The spiritual director I have been seeing is a member of a Roman Catholic community of Benedictine Sisters. Her community is in decline and facing many of the same challenges as we are. When I ask her about it, she shrugs her shoulders and says: “It just means that God is doing something different.” That “something different” is what I want to foster and serve with however many more years I have under the sun, as I know you do as well. But this “something different,” this “power flowing from a more spiritualized and simplified Church,” to borrow a phrase from Pope Benedict, will require new ideas, vision, and experimentation. Fresh expressions of church require fresh leadership.
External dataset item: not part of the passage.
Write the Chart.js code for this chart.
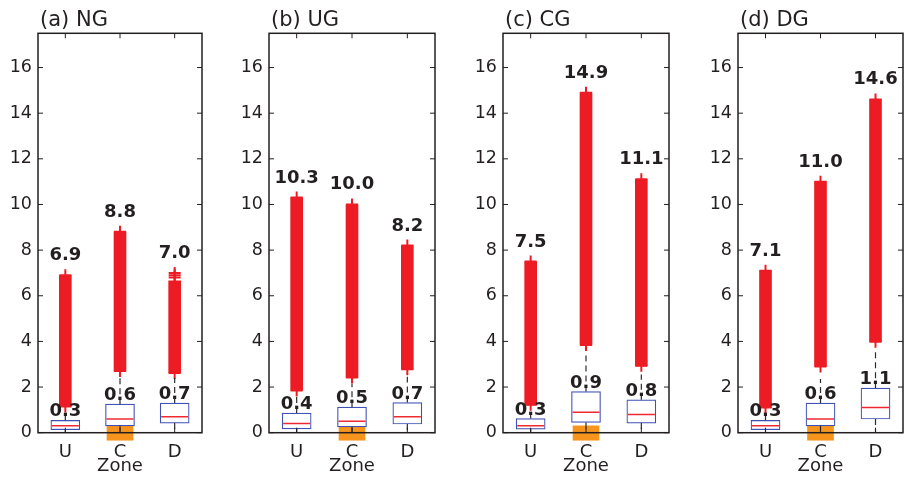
<!DOCTYPE html>
<html>
<head>
<meta charset="utf-8">
<script src="https://cdn.jsdelivr.net/npm/chart.js@4.4.1/dist/chart.umd.min.js"></script>
<style>
  html, body { margin: 0; padding: 0; background: #fff; overflow: hidden; }
  #wrap { position: relative; width: 907px; height: 479px; overflow: hidden; }
  #wrap canvas { position: absolute; top: 0; }
</style>
</head>
<body>
<div id="wrap"></div>
<script>
// categorias y paneles
const categories = ['U', 'C', 'D'];
const panelTitles = ['(a) NG', '(b) UG', '(c) CG', '(d) DG'];
const yTicks = [0, 2, 4, 6, 8, 10, 12, 14, 16];

// estadisticos de cada caja (U, C, D) por panel
const q1Vals     = [[0.13, 0.30, 0.42], [0.17, 0.25, 0.38], [0.16, 0.45, 0.42], [0.13, 0.30, 0.60]];
const medianVals = [[0.3, 0.6, 0.7], [0.4, 0.5, 0.7], [0.3, 0.9, 0.8], [0.3, 0.6, 1.1]];
const q3Vals     = [[0.54, 1.25, 1.30], [0.86, 1.12, 1.32], [0.62, 1.80, 1.44], [0.54, 1.30, 1.95]];
const whiskerLo  = [[0, 0, 0], [0, 0, 0], [0, 0, 0], [0, 0, 0]];
const whiskerHi  = [[0.9, 2.45, 2.4], [1.6, 2.15, 2.45], [1.0, 3.55, 2.55], [0.9, 2.35, 3.7]];
const outlierLo  = [[1.15, 2.7, 2.62], [1.85, 2.42, 2.78], [1.22, 3.84, 2.93], [1.1, 2.9, 3.99]];
const outlierHi  = [[6.9, 8.8, 6.65], [10.3, 10.0, 8.2], [7.5, 14.9, 11.1], [7.1, 11.0, 14.6]];
const maxVals    = [[6.9, 8.8, 7.0], [10.3, 10.0, 8.2], [7.5, 14.9, 11.1], [7.1, 11.0, 14.6]];
const looseOutliers = [[['D', 6.8], ['D', 6.9]], [], [], []];
const shadeZone = 'C';
const shadeRange = [-0.33, 0.3];

// posicion de cada marco en la pagina
const frames = [
  { left: 38, width: 176 },
  { left: 269, width: 178 },
  { left: 503, width: 178 },
  { left: 738, width: 177 }
];
const AXIS_W = 38;
const INK = '#231f20';
const RED = '#ed1c24';

Chart.defaults.font.family = '"DejaVu Sans", sans-serif';
Chart.defaults.color = INK;

const boxExtras = {
  id: 'boxExtras',
  afterDatasetsDraw(chart, args, opts) {
    const p = opts.panel;
    const { ctx, scales: { x, y } } = chart;
    ctx.save();
    // bigotes
    ctx.strokeStyle = '#2b2b2b';
    ctx.lineWidth = 1.2;
    ctx.setLineDash([6, 4]);
    categories.forEach((c, i) => {
      const px = x.getPixelForValue(i);
      ctx.beginPath();
      ctx.moveTo(px, y.getPixelForValue(q3Vals[p][i]));
      ctx.lineTo(px, y.getPixelForValue(whiskerHi[p][i]));
      ctx.moveTo(px, y.getPixelForValue(q1Vals[p][i]));
      ctx.lineTo(px, y.getPixelForValue(whiskerLo[p][i]));
      ctx.stroke();
    });
    ctx.setLineDash([]);
    // etiquetas de maximo y mediana
    ctx.fillStyle = INK;
    ctx.font = 'bold 18px "DejaVu Sans"';
    ctx.textAlign = 'center';
    ctx.textBaseline = 'alphabetic';
    categories.forEach((c, i) => {
      const px = x.getPixelForValue(i);
      ctx.fillText(maxVals[p][i].toFixed(1), px, y.getPixelForValue(maxVals[p][i]) - 15);
      ctx.fillText(medianVals[p][i].toFixed(1), px, y.getPixelForValue(q3Vals[p][i]) - 4);
    });
    ctx.restore();
  },
  afterDraw(chart, args, opts) {
    const { ctx, chartArea: a, scales: { x, y } } = chart;
    ctx.save();
    ctx.strokeStyle = INK;
    ctx.lineWidth = 1.5;
    ctx.strokeRect(a.left, a.top, a.right - a.left, a.bottom - a.top);
    // marcas hacia dentro
    ctx.lineWidth = 1;
    ctx.beginPath();
    yTicks.forEach(v => {
      const py = y.getPixelForValue(v);
      ctx.moveTo(a.left, py); ctx.lineTo(a.left + 5, py);
      ctx.moveTo(a.right, py); ctx.lineTo(a.right - 5, py);
    });
    categories.forEach((c, i) => {
      const px = x.getPixelForValue(i);
      ctx.moveTo(px, a.top); ctx.lineTo(px, a.top + 5);
      ctx.moveTo(px, a.bottom); ctx.lineTo(px, a.bottom - 5);
    });
    ctx.stroke();
    // titulo del panel
    ctx.fillStyle = INK;
    ctx.font = '21px "DejaVu Sans"';
    ctx.textAlign = 'left';
    ctx.textBaseline = 'alphabetic';
    ctx.fillText(panelTitles[opts.panel], a.left + 2, a.top - 7.5);
    ctx.restore();
  }
};

const wrap = document.getElementById('wrap');

panelTitles.forEach((title, p) => {
  const f = frames[p];
  const cv = document.createElement('canvas');
  cv.width = AXIS_W + f.width + 3;
  cv.height = 479;
  cv.style.left = (f.left - AXIS_W) + 'px';
  wrap.appendChild(cv);

  const shade = categories.map(c => c === shadeZone ? shadeRange : null);
  const loose = looseOutliers[p].map(([c, v]) => ({ x: c, y: v }));

  new Chart(cv, {
    type: 'bar',
    data: {
      labels: categories,
      datasets: [
        {
          label: 'zona', data: shade, backgroundColor: '#f7941d',
          barThickness: 26, grouped: false, clip: false, order: 6
        },
        {
          label: 'caja', data: categories.map((c, i) => [q1Vals[p][i], q3Vals[p][i]]),
          backgroundColor: '#ffffff', borderColor: '#3f51b5', borderWidth: 1.2,
          borderSkipped: false, barThickness: 29, grouped: false, order: 5
        },
        {
          label: 'atipicos', data: categories.map((c, i) => [outlierLo[p][i], outlierHi[p][i]]),
          backgroundColor: RED, barThickness: 12, grouped: false, order: 4
        },
        {
          type: 'line', label: 'extremos', data: maxVals[p], showLine: false,
          pointStyle: 'cross', pointRadius: 6, pointHoverRadius: 6,
          pointBorderWidth: 2, pointBorderColor: RED, borderColor: RED, order: 3
        },
        {
          type: 'line', label: 'inicio', data: outlierLo[p], showLine: false,
          pointStyle: 'cross', pointRadius: 6, pointHoverRadius: 6,
          pointBorderWidth: 2, pointBorderColor: RED, borderColor: RED, order: 3
        },
        {
          type: 'line', label: 'sueltos', data: loose, showLine: false,
          pointStyle: 'cross', pointRadius: 6, pointHoverRadius: 6,
          pointBorderWidth: 2, pointBorderColor: RED, borderColor: RED, order: 3
        },
        {
          type: 'line', label: 'mediana', data: medianVals[p], showLine: false,
          pointStyle: 'line', pointRadius: 13.5, pointHoverRadius: 13.5,
          pointBorderWidth: 1.5, pointBorderColor: '#ee2a30', borderColor: '#ee2a30', order: 1
        }
      ]
    },
    options: {
      responsive: false,
      animation: false,
      events: [],
      layout: { padding: { top: 33.3, right: 3, left: 0, bottom: 0 } },
      plugins: {
        legend: { display: false },
        tooltip: { enabled: false },
        boxExtras: { panel: p }
      },
      scales: {
        x: {
          grid: { display: false, drawTicks: false },
          border: { display: false },
          ticks: { padding: 9, font: { size: 18 }, color: INK },
          title: { display: true, text: 'Zone', font: { size: 18 }, color: INK, padding: { top: 0, bottom: 2 } },
          afterFit: s => { s.height = 479 - 432.7; }
        },
        y: {
          min: 0,
          max: 17.5,
          grid: { display: false, drawTicks: false },
          border: { display: false },
          ticks: { padding: 6, font: { size: 17.5 }, color: INK },
          afterBuildTicks: s => { s.ticks = yTicks.map(v => ({ value: v })); },
          afterFit: s => { s.width = AXIS_W; }
        }
      }
    },
    plugins: [boxExtras]
  });
});
</script>
</body>
</html>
Our diocesan motto is Deus incrementum dat. In English, it is translated “God giveth the increase” or “God gives the growth.” It comes from one of St. Paul’s letters to the Corinthians where he writes: “I planted, Apollos watered, but God gave the growth” (1 Corinthians 3:6-7). In part, Paul is reminding us that as church leaders we are called to take our turns tending God’s garden, and when the time is right, to turn those responsibilities over to others, mindful that we are part of something much larger than ourselves. For some time, I have been in discernment about my future through prayer and by consulting with family, colleagues, a spiritual director, and the Presiding Bishop’s office. I believe the time is right for me to make way for fresh leadership. Therefore, today I announce my retirement as Bishop of North Dakota, effective May 1, 2019.

As I said before, the cultural context in which the church exists is changing. Practically speaking, with a diocesan budget as small as ours, it is extremely difficult to make changes in terms of reorganization for mission and ministry with the incumbent bishop in office. My retirement, along with the approaching retirement of Canon Zanne Ness, will make room to discern and support a renewed vision for the Diocese of North Dakota in the face of ever-increasing challenges for the institutional church.

In his sixth century Rule for Monasteries, St. Benedict encourages disciples “to attribute to God, and not to self, whatever good one sees in oneself, but to recognize always that the evil is one’s own doing, and to impute it to oneself” (RB 4.42-43). I think we can also apply this wisdom to the “successes” and “failures” we have experienced together these past fifteen years.

Thank you for the honor and privilege of serving as your bishop. Let us keep one another in prayer as we move into a season of transitions, never forgetting that we have been chosen and appointed by Christ to bear fruit that lasts. 



[i] Tod Worner, “When Father Joseph Ratzinger Predicted the Future of the Church,” Aleteia, June 13, 2016, accessed October 16, 2018, https://aleteia.org/2016/06/13/when-cardinal-joseph-ratzinger-predicted-the-future-of-the-church. 

[ii] Rod Dreher, The Benedict Option: A Strategy for Christians in a Post-Christian Nation (New York: Sentinel, 2017), 9-10, Kindle.